Illustrations of Paul’s servitude to all people are enumerated in 1 Corinthians 9:19-23. Paul details the different ways in which he reaches out to Jews, “to those under the law,” “to those outside the law,” and most shockingly “to the weak.” In each case, he chooses to enter their world for the sake of the gospel.

What Paul describes here is not the simple relativism or mere assimilation. Becoming “all things to all people” does not require losing one’s self. Instead, he describes a radical way of life in which he walks alongside all kinds of people in order to draw them to God. The weak do not yet understand that idols are powerless, that meat sacrificed to them ought not affect the believer. But Paul does not lord this knowledge over them but walks with them in their weakness “that I might by all means save some” (verse 22). Again, therefore, Paul returns to the central exhortation of 1 Corinthians: “…be united in the same mind and the same purpose” (1 Corinthians 1:10).

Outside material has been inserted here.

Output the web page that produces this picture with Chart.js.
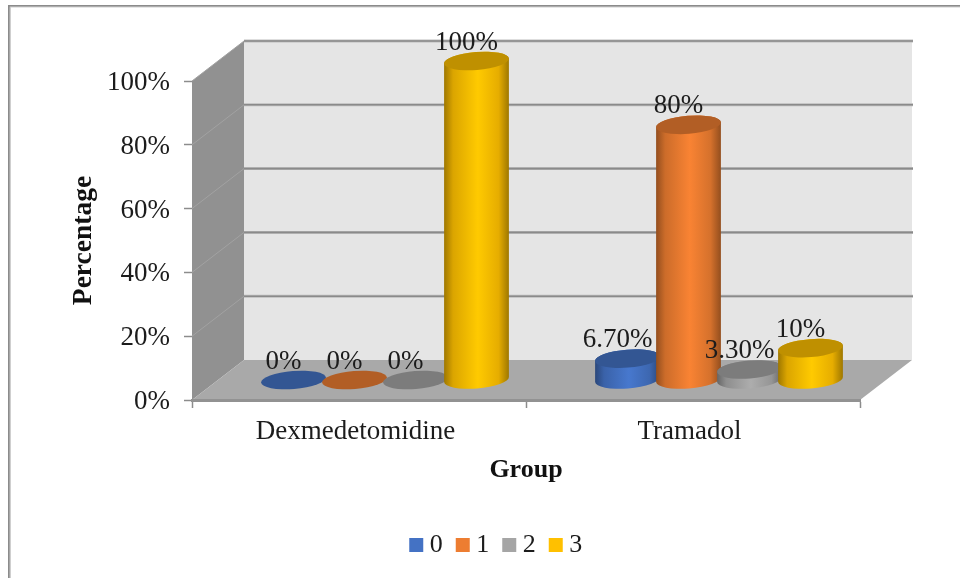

How then do we turn to our contemporary congregations, who might themselves be struggling towards and yearning for this kind of unity of purpose and mission?

The challenge of preaching any part of Paul’s letters is rooting the sermon in the vibrant contexts of these ancient communiques. The temptation always present is to view these documents as abstractions, as universal theological lessons detached from human conditions, as rootless lessons belonging to any time and place. Such abstractions, however, miss the situational nature of Paul’s letters. Paul wrote in order to respond to particular moments in the lives of these early churches. While it is often difficult to reconstruct these situations since we only have one side of the correspondence (if we’re lucky; after all, we are missing parts of the Corinthian correspondence itself!), it remains vital to ground our proclamation of these texts in their first contexts.

In each case, the problems Paul addresses in 1 Corinthians center around the maintenance and nurture of Christian community. Paul’s admonitions are not primarily moralistic or ethical so much as they are occasional, contextual, and focused on the preservation of Corinthian unity. And above all else, Paul seeks to connect the gospel of Christ to a particular way of life in the community of faith. This way of life is a paradox of freedom and indebtedness, strength and weakness, boasting and humility, obligation and reward.

These are the difficult tensions to which these verses call us. Our freedom, treasured as it is, can never be absolute, for we are called to be in service to the other. Our strength is neither earned by ourselves or for our own sake; instead, real strength is drawing alongside the weak and walking with them.

In the end, Paul does not imagine the unity of Christians as an optional component of faith but a direct reflection of what God has done for us through Christ. No community of faith will ever match us with a group of people just like us. But in the midst of that difference, God is moving with us.